Flash back to late-'90s Yesler Terrace with Zia Mohajerjasbi's short film Hagereseb.

In the picture of an ever-changing Seattle, it’s hard to ignore the issues of class strife in Yesler Terrace’s racially integrated public housing development. Yet despite premiering in Seattle International Film Festival’s Faces of Yesler Terrace program at Harvard Exit Theatre (May 23 at 11am), Hagereseb focuses less on the local politics and more on a friendship between two Eritrean boys. The short film tells the story of 10-year-old Abai (Joseph Smith) and his time-sensitive journey to find a fresh set of batteries for his keyboard so he can get one last family music lesson before his older brother Sam gets sent back to Eritrea.

For some, it might almost seem too simplistic for its setting.
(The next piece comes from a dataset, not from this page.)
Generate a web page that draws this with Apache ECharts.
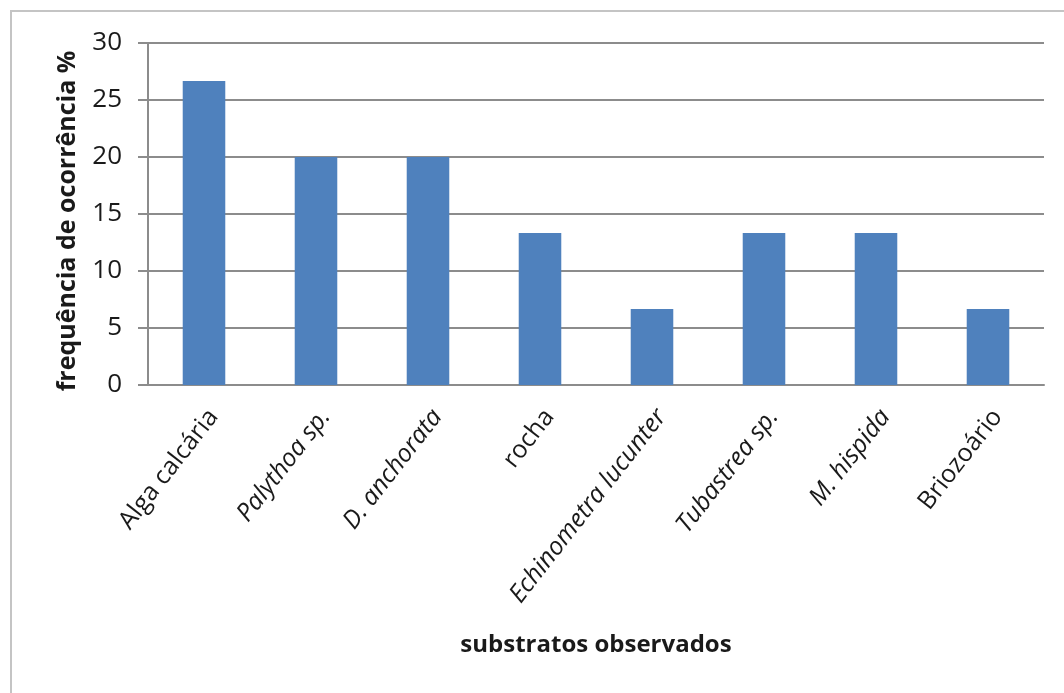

But director Zia Mohajerjasbi drew inspiration from the simple but powerful narratives he found watching Iranian cinematic classics like The White Balloon, a story about a girl losing a 500-toman banknote. “I was toying around on a Casio when we got the idea behind Hagereseb—the batteries and keyboard being central,” Mohajerjasbi says. “A simple narrative, like the lost toman paired with recounted childhood memories of friends who came up in Yesler.”
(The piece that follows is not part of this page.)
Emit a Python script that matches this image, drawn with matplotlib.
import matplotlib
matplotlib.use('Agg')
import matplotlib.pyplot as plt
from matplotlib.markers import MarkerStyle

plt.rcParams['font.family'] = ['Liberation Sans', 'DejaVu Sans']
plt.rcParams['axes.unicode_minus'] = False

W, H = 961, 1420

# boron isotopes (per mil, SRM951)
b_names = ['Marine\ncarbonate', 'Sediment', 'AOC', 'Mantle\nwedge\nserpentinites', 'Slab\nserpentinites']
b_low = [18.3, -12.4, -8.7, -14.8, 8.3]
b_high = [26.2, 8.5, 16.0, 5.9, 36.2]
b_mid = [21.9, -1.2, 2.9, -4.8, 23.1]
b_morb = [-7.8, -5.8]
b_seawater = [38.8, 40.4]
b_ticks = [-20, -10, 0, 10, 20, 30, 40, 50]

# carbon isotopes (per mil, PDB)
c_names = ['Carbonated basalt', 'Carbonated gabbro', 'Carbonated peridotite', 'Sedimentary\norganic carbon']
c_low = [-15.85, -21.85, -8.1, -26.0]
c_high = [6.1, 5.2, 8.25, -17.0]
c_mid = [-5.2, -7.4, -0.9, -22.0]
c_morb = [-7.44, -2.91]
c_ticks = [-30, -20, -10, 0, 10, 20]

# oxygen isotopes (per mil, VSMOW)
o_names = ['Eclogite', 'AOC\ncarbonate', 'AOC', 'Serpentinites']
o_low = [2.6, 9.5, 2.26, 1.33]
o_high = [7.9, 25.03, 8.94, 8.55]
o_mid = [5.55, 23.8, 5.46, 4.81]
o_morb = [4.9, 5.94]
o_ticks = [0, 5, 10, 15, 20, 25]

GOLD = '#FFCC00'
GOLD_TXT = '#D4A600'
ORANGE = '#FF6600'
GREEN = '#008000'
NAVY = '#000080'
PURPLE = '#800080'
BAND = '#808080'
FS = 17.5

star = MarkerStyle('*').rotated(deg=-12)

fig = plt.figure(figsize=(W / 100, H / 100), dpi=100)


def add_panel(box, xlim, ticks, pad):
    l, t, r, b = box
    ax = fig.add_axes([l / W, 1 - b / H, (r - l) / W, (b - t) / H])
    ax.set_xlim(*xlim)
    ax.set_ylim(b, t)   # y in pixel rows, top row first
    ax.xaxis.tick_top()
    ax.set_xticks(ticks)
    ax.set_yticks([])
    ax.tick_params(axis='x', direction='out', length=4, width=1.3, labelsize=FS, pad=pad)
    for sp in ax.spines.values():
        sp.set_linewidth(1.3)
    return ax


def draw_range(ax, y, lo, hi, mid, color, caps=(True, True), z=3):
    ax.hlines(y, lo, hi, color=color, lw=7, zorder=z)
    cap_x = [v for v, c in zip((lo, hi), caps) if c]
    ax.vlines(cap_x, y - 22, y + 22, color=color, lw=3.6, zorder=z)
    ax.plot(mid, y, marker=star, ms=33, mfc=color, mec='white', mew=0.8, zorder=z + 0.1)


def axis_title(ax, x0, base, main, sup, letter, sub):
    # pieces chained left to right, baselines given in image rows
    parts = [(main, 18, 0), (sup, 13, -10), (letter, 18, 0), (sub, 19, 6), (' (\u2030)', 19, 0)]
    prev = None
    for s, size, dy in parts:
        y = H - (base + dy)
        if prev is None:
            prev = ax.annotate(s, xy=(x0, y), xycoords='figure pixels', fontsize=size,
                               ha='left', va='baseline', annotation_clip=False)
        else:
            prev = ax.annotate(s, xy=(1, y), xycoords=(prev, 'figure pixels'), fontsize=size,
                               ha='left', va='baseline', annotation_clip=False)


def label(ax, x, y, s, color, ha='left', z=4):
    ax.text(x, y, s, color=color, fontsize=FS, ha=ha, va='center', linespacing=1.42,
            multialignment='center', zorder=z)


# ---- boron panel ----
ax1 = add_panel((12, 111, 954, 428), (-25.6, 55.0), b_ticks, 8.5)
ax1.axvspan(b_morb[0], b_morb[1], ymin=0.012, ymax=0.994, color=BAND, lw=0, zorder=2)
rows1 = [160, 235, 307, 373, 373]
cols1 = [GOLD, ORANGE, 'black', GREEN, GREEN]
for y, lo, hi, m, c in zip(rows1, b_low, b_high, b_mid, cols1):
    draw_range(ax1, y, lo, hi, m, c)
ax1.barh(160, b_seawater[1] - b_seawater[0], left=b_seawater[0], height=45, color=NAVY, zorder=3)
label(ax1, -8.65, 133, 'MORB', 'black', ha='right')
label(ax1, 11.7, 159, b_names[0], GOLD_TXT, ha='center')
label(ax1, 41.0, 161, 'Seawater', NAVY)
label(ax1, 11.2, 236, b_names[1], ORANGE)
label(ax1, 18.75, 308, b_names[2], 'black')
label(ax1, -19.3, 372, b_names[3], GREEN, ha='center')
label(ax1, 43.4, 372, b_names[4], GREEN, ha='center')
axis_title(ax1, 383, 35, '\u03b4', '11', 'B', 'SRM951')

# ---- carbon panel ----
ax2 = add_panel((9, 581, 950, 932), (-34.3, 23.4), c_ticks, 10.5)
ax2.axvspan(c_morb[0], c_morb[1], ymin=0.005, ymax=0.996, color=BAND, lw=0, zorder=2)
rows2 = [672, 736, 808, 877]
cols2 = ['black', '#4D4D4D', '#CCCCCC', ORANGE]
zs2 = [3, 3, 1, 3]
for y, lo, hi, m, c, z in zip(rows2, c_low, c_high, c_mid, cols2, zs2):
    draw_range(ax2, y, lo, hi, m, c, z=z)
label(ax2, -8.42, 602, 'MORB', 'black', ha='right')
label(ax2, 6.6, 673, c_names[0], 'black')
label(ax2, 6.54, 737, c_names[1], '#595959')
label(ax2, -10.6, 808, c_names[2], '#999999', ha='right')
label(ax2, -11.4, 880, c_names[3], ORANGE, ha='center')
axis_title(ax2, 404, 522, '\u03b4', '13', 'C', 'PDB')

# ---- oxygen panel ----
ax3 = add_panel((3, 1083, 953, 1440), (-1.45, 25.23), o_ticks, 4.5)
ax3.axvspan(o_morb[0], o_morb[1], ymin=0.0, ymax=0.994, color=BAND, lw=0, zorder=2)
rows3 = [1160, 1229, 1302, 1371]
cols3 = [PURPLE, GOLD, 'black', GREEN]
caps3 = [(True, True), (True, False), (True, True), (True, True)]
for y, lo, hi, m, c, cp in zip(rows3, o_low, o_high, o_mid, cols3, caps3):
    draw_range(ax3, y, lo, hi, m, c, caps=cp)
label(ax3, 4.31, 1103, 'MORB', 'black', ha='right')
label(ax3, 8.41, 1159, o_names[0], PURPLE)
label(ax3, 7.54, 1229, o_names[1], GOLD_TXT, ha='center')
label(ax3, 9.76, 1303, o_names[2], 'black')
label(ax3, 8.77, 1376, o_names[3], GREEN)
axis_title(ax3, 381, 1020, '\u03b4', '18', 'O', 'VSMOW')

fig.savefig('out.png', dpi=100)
Mohajerjasbi has made a name for himself directing music videos for Seattle-based artists including Macklemore and Blue Scholars. His vivid depictions of Seattle via its hip-hop scene earned him the 2009 Stranger Genius Award in Film before ever making a feature. His feel for civic cinema led him to team with producer Kirby Teuila Grey, and storywriters Saman Maydání (director of fellow Faces of Yesler film, Even the Walls) and Futsum Tsegai to craft Hagereseb’s story starting in 2010. “We’d been talking about Yesler amongst ourselves, and others that had a personal connection to Yesler, a lot throughout the years,” he says. “And as we conversed over time, the story behind Hagereseb developed.”
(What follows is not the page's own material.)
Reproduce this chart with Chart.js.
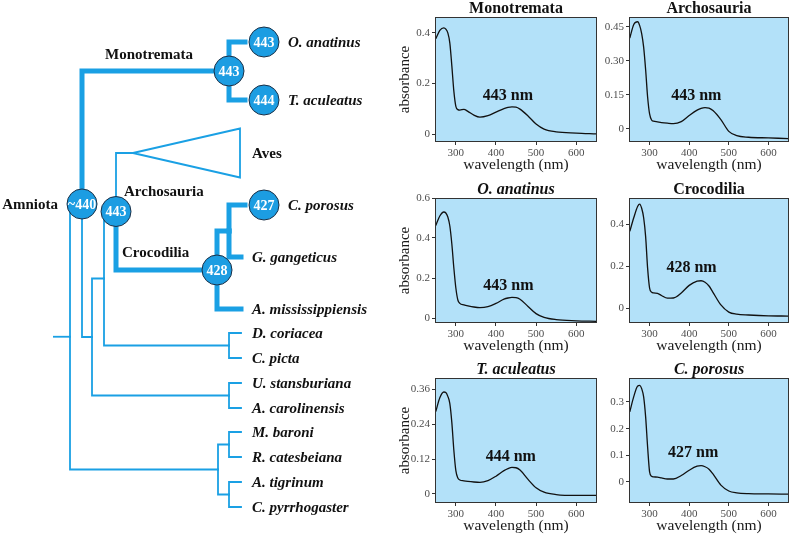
<!DOCTYPE html>
<html>
<head>
<meta charset="utf-8">
<script src="https://cdn.jsdelivr.net/npm/chart.js@4"></script>
<style>
  body { margin: 0; background: #fff; }
  #wrap { position: relative; width: 791px; height: 534px; overflow: hidden; }
  canvas { position: absolute; }
</style>
</head>
<body>
<div id="wrap">
  <canvas id="tree" width="391" height="534" style="left:0;top:0"></canvas>
  <canvas id="p0" width="210" height="173" style="left:390px;top:0"></canvas>
  <canvas id="p1" width="191" height="173" style="left:600px;top:0"></canvas>
  <canvas id="p2" width="210" height="173" style="left:390px;top:181px"></canvas>
  <canvas id="p3" width="191" height="173" style="left:600px;top:181px"></canvas>
  <canvas id="p4" width="210" height="173" style="left:390px;top:361px"></canvas>
  <canvas id="p5" width="191" height="173" style="left:600px;top:361px"></canvas>
</div>
<script>
const SERIF = "'Liberation Serif', 'Times New Roman', serif";
const TREE_BLUE = "#1aa0e4";
const PANEL_BG = "#b3e1f9";

// ---------- tree (cladogram) ----------
const treeNodes   = ["root", "amniota", "mono", "oAna", "tAcu", "sauria", "archelosaur", "archosauria", "aves", "croc", "crocGav", "cPor", "gGan", "aMis", "turtles", "dCor", "cPic", "squam", "uSta", "aCar", "amphib", "anura", "mBar", "rCat", "caudata", "aTig", "cPyr"];
const treeParents = [null, "root", "amniota", "mono", "mono", "amniota", "sauria", "archelosaur", "archosauria", "archosauria", "croc", "crocGav", "crocGav", "croc", "archelosaur", "turtles", "turtles", "sauria", "squam", "squam", "root", "amphib", "anura", "anura", "amphib", "caudata", "caudata"];
const treeDepth   = [70, 82, 229, 245, 245, 92, 104, 116, 133, 217, 229, 245, 241, 241, 229, 241, 241, 229, 241, 241, 218, 229, 241, 241, 229, 241, 241];
const thickBranches = ["mono", "oAna", "tAcu", "croc", "crocGav", "cPor", "gGan", "aMis"];
const rootStemDepth = 53;

const tipOrder = ["oAna", "tAcu", "aves", "cPor", "gGan", "aMis", "dCor", "cPic", "uSta", "aCar", "mBar", "rCat", "aTig", "cPyr"];
const tipNames = ["O. anatinus", "T. aculeatus", "Aves", "C. porosus", "G. gangeticus", "A. mississippiensis", "D. coriacea", "C. picta", "U. stansburiana", "A. carolinensis", "M. baroni", "R. catesbeiana", "A. tigrinum", "C. pyrrhogaster"];
const tipRows = [0, 2.32, 4.44, 6.52, 8.6, 10.68, 11.64, 12.64, 13.64, 14.64, 15.6, 16.6, 17.6, 18.6];
const tipLabelDepth = [288, 288, 252, 288, 252, 252, 252, 252, 252, 252, 252, 252, 252, 252];

// collapsed Aves clade wedge
const avesWedgeDepth = 240;
const avesWedgeSpread = 0.98;

// lambda max circles
const circleNodes = ["amniota", "archosauria", "mono", "oAna", "tAcu", "cPor", "croc"];
const circleDepth = [82, 116, 229, 264, 264, 264, 217];
const circleText  = ["~440", "443", "443", "443", "444", "427", "428"];

const cladeNames = ["Monotremata", "Amniota", "Archosauria", "Crocodilia"];
const cladeDepth = [149, 58, 124, 122];
const cladeRows  = [0.48, 6.48, 5.96, 8.4];
const cladeAlign = ["center", "right", "left", "left"];

// ---------- spectra ----------
const wavelength = [250, 260, 270, 275, 280, 285, 290, 295, 300, 305, 310, 320, 330, 345, 360, 380, 400, 420, 430, 440, 450, 460, 480, 500, 520, 550, 600, 650];
const absMonotremata = [0.377, 0.41, 0.42, 0.415, 0.40, 0.36, 0.27, 0.17, 0.11, 0.097, 0.095, 0.098, 0.09, 0.075, 0.067, 0.073, 0.087, 0.101, 0.106, 0.108, 0.107, 0.099, 0.072, 0.04, 0.02, 0.009, 0.004, 0.001];
const absArchosauria = [0.40, 0.46, 0.472, 0.455, 0.42, 0.36, 0.26, 0.14, 0.065, 0.038, 0.033, 0.030, 0.027, 0.024, 0.022, 0.031, 0.058, 0.082, 0.09, 0.093, 0.091, 0.080, 0.040, -0.012, -0.031, -0.038, -0.041, -0.044];
const absAnatinus    = [0.463, 0.51, 0.53, 0.525, 0.505, 0.46, 0.37, 0.25, 0.15, 0.09, 0.073, 0.066, 0.061, 0.055, 0.052, 0.057, 0.073, 0.094, 0.1, 0.103, 0.102, 0.094, 0.058, 0.022, 0.003, -0.008, -0.014, -0.017];
const absCrocodilia  = [0.365, 0.43, 0.485, 0.495, 0.475, 0.43, 0.34, 0.19, 0.095, 0.076, 0.072, 0.07, 0.06, 0.047, 0.048, 0.072, 0.108, 0.128, 0.13, 0.123, 0.105, 0.075, 0.015, -0.019, -0.029, -0.033, -0.037, -0.038];
const absAculeatus   = [0.283, 0.33, 0.35, 0.348, 0.335, 0.31, 0.245, 0.15, 0.08, 0.055, 0.048, 0.045, 0.043, 0.041, 0.040, 0.046, 0.061, 0.080, 0.087, 0.091, 0.09, 0.082, 0.05, 0.021, 0.006, -0.002, -0.005, -0.005];
const absPorosus     = [0.263, 0.32, 0.36, 0.362, 0.35, 0.319, 0.244, 0.131, 0.038, 0.021, 0.019, 0.018, 0.015, 0.011, 0.011, 0.024, 0.044, 0.059, 0.061, 0.057, 0.048, 0.03, -0.012, -0.034, -0.041, -0.044, -0.045, -0.046];

const panelTitles = ["Monotremata", "Archosauria", "O. anatinus", "Crocodilia", "T. aculeatus", "C. porosus"];
const panelItalic = [false, false, true, false, true, true];
const panelSpectra = [absMonotremata, absArchosauria, absAnatinus, absCrocodilia, absAculeatus, absPorosus];
const peakText = ["443 nm", "443 nm", "443 nm", "428 nm", "444 nm", "427 nm"];
const peakTextX = [430, 418, 431, 406, 437, 410];
const peakTextY = [0.153, 0.146, 0.163, 0.19, 0.129, 0.109];
const yMin = [-0.031, -0.059, -0.025, -0.071, -0.031, -0.079];
const yMax = [0.463, 0.493, 0.6, 0.524, 0.398, 0.39];
const yTicks = [[0, 0.2, 0.4], [0, 0.15, 0.3, 0.45], [0, 0.2, 0.4, 0.6], [0, 0.2, 0.4], [0, 0.12, 0.24, 0.36], [0, 0.1, 0.2, 0.3]];
const yTickLabels = [["0", "0.2", "0.4"], ["0", "0.15", "0.30", "0.45"], ["0", "0.2", "0.4", "0.6"], ["0", "0.2", "0.4"], ["0", "0.12", "0.24", "0.36"], ["0", "0.1", "0.2", "0.3"]];
const xTicks = [300, 400, 500, 600];
const xRange = [248, 652];

// ---------- tree chart ----------
const leafRow = {};
tipOrder.forEach((n, i) => { leafRow[n] = tipRows[i]; });
const children = {};
treeNodes.forEach((n, i) => {
  const p = treeParents[i];
  if (p) (children[p] = children[p] || []).push(n);
});
function rowOf(n) {
  if (n in leafRow) return leafRow[n];
  const r = children[n].map(rowOf);
  return (Math.min(...r) + Math.max(...r)) / 2;
}
function depthOf(n) {
  return treeDepth[treeNodes.indexOf(n)];
}

const branchSets = [];
treeNodes.forEach((n, i) => {
  const p = treeParents[i];
  if (!p) return;
  const thick = thickBranches.includes(n);
  branchSets.push({
    data: [
      { x: depthOf(p), y: rowOf(p) },
      { x: depthOf(p), y: rowOf(n) },
      { x: depthOf(n), y: rowOf(n) }
    ],
    showLine: true,
    borderColor: TREE_BLUE,
    borderWidth: thick ? 5 : 1.8,
    borderCapStyle: "square",
    borderJoinStyle: "miter",
    pointRadius: 0,
    order: 2
  });
});
// root stem
branchSets.push({
  data: [{ x: rootStemDepth, y: rowOf("root") }, { x: depthOf("root"), y: rowOf("root") }],
  showLine: true, borderColor: TREE_BLUE, borderWidth: 1.8, pointRadius: 0, order: 2
});
// Aves wedge
const avesRow = rowOf("aves");
branchSets.push({
  data: [
    { x: depthOf("aves"), y: avesRow },
    { x: avesWedgeDepth, y: avesRow - avesWedgeSpread },
    { x: avesWedgeDepth, y: avesRow + avesWedgeSpread },
    { x: depthOf("aves"), y: avesRow }
  ],
  showLine: true, borderColor: TREE_BLUE, borderWidth: 1.8, borderJoinStyle: "miter", pointRadius: 0, order: 2
});

const circleSet = {
  data: circleNodes.map((n, i) => ({ x: circleDepth[i], y: rowOf(n) })),
  showLine: false,
  pointRadius: 15,
  pointHoverRadius: 15,
  pointBackgroundColor: "#1c9de2",
  pointBorderColor: "#1b2f45",
  pointBorderWidth: 1,
  order: 0
};

const treeText = {
  id: "treeText",
  afterDatasetsDraw(chart) {
    const { ctx, scales: { x, y } } = chart;
    ctx.save();
    ctx.textBaseline = "middle";
    // circle values
    ctx.fillStyle = "#ffffff";
    ctx.textAlign = "center";
    ctx.font = "bold 14px " + SERIF;
    circleNodes.forEach((n, i) => {
      ctx.fillText(circleText[i], x.getPixelForValue(circleDepth[i]), y.getPixelForValue(rowOf(n)) + 1);
    });
    // tip labels
    ctx.fillStyle = "#111111";
    ctx.textAlign = "left";
    tipNames.forEach((t, i) => {
      ctx.font = (t === "Aves" ? "bold 15px " : "italic bold 15px ") + SERIF;
      ctx.fillText(t, x.getPixelForValue(tipLabelDepth[i]), y.getPixelForValue(tipRows[i]) + 1);
    });
    // clade labels
    ctx.font = "bold 15px " + SERIF;
    cladeNames.forEach((t, i) => {
      ctx.textAlign = cladeAlign[i];
      ctx.fillText(t, x.getPixelForValue(cladeDepth[i]), y.getPixelForValue(cladeRows[i]) + 1);
    });
    ctx.restore();
  }
};

new Chart(document.getElementById("tree").getContext("2d"), {
  type: "scatter",
  data: { datasets: [circleSet, ...branchSets] },
  options: {
    responsive: false,
    animation: false,
    events: [],
    layout: { padding: 0, autoPadding: false },
    plugins: { legend: { display: false }, tooltip: { enabled: false } },
    scales: {
      x: { type: "linear", min: 0, max: 391, display: false },
      y: { type: "linear", min: -1.68, max: 19.68, reverse: true, display: false }
    }
  },
  plugins: [treeText]
});

// ---------- spectra panels ----------
const panelFrame = {
  id: "panelFrame",
  beforeDraw(chart) {
    const { ctx, chartArea: a } = chart;
    ctx.save();
    ctx.fillStyle = PANEL_BG;
    ctx.fillRect(a.left, a.top, a.right - a.left, a.bottom - a.top);
    ctx.restore();
  },
  afterDraw(chart) {
    const { ctx, chartArea: a } = chart;
    ctx.save();
    ctx.strokeStyle = "#333333";
    ctx.lineWidth = 1;
    ctx.strokeRect(Math.round(a.left) + 0.5, Math.round(a.top) + 0.5, Math.round(a.right - a.left) - 1, Math.round(a.bottom - a.top) - 1);
    ctx.restore();
  }
};

const peakNote = {
  id: "peakNote",
  afterDatasetsDraw(chart, args, opts) {
    const { ctx, scales: { x, y } } = chart;
    ctx.save();
    ctx.font = "bold 16px " + SERIF;
    ctx.fillStyle = "#111111";
    ctx.textAlign = "center";
    ctx.textBaseline = "middle";
    ctx.fillText(opts.text, x.getPixelForValue(opts.x), y.getPixelForValue(opts.y));
    ctx.restore();
  }
};

function renderPanel(i) {
  const leftCol = i % 2 === 0;
  const ctx = document.getElementById("p" + i).getContext("2d");
  return new Chart(ctx, {
    type: "scatter",
    data: {
      datasets: [{
        data: wavelength.map((w, k) => ({ x: w, y: panelSpectra[i][k] })),
        showLine: true,
        borderColor: "#111111",
        borderWidth: 1.3,
        pointRadius: 0,
        cubicInterpolationMode: "monotone"
      }]
    },
    options: {
      responsive: false,
      animation: false,
      events: [],
      layout: { padding: { top: 1, right: leftCol ? 3 : 2, bottom: 0, left: 0 }, autoPadding: false },
      plugins: {
        legend: { display: false },
        tooltip: { enabled: false },
        title: {
          display: true,
          fullSize: false,
          text: panelTitles[i],
          color: "#111111",
          padding: 0,
          font: { family: SERIF, size: 16, weight: "bold", style: panelItalic[i] ? "italic" : "normal", lineHeight: 1 }
        },
        peakNote: { text: peakText[i], x: peakTextX[i], y: peakTextY[i] }
      },
      scales: {
        x: {
          type: "linear",
          min: xRange[0],
          max: xRange[1],
          afterBuildTicks: s => { s.ticks = xTicks.map(v => ({ value: v })); },
          afterFit: s => { s.height = 31; },
          grid: { drawOnChartArea: false, tickLength: 3, color: "#333333" },
          border: { display: false },
          ticks: { color: "#4d4d4d", padding: 2, maxRotation: 0, autoSkip: false, font: { family: SERIF, size: 11 } },
          title: { display: true, text: "wavelength (nm)", color: "#1a1a1a", padding: 0, font: { family: SERIF, size: 15.5, lineHeight: 1 } }
        },
        y: {
          type: "linear",
          min: yMin[i],
          max: yMax[i],
          afterBuildTicks: s => { s.ticks = yTicks[i].map(v => ({ value: v })); },
          afterFit: s => { s.width = leftCol ? 45 : 29; },
          grid: { drawOnChartArea: false, tickLength: 3, color: "#333333" },
          border: { display: false },
          ticks: {
            color: "#4d4d4d", padding: 2, autoSkip: false, font: { family: SERIF, size: 11 },
            callback: (v, idx) => yTickLabels[i][idx]
          },
          title: { display: leftCol, text: "absorbance", color: "#1a1a1a", padding: { top: 6 }, font: { family: SERIF, size: 15, lineHeight: 1.2 } }
        }
      }
    },
    plugins: [panelFrame, peakNote]
  });
}

for (let i = 0; i < 6; i++) renderPanel(i);
</script>
</body>
</html>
Hagereseb is a Tigrinya word that most closely translates to “place of my people, roots.” While it takes place in 1997, 20 years before the public housing project began being redeveloped, it’s a Yesler film by its very construction. If Hagereseb is political at all, it’s because of the larger community process and the deliberate casting and use of space. Take Rahwa Habte, whose prior collaborations with the Yesler film crew led to landing her debut acting role as Abai’s older sister. “The entire cast are first-time actors who either lived or are living in Yesler Terrace, or have a relationship with that space,” says Mohajerjasbi. “We wanted to include people grounded in their own cultural experience—and those are the relationships that have been the ingredients to this filmmaking process”

As Habte simply put it, “It’s important that we tell our stories, because I don’t think people know our [Yesler] stories.”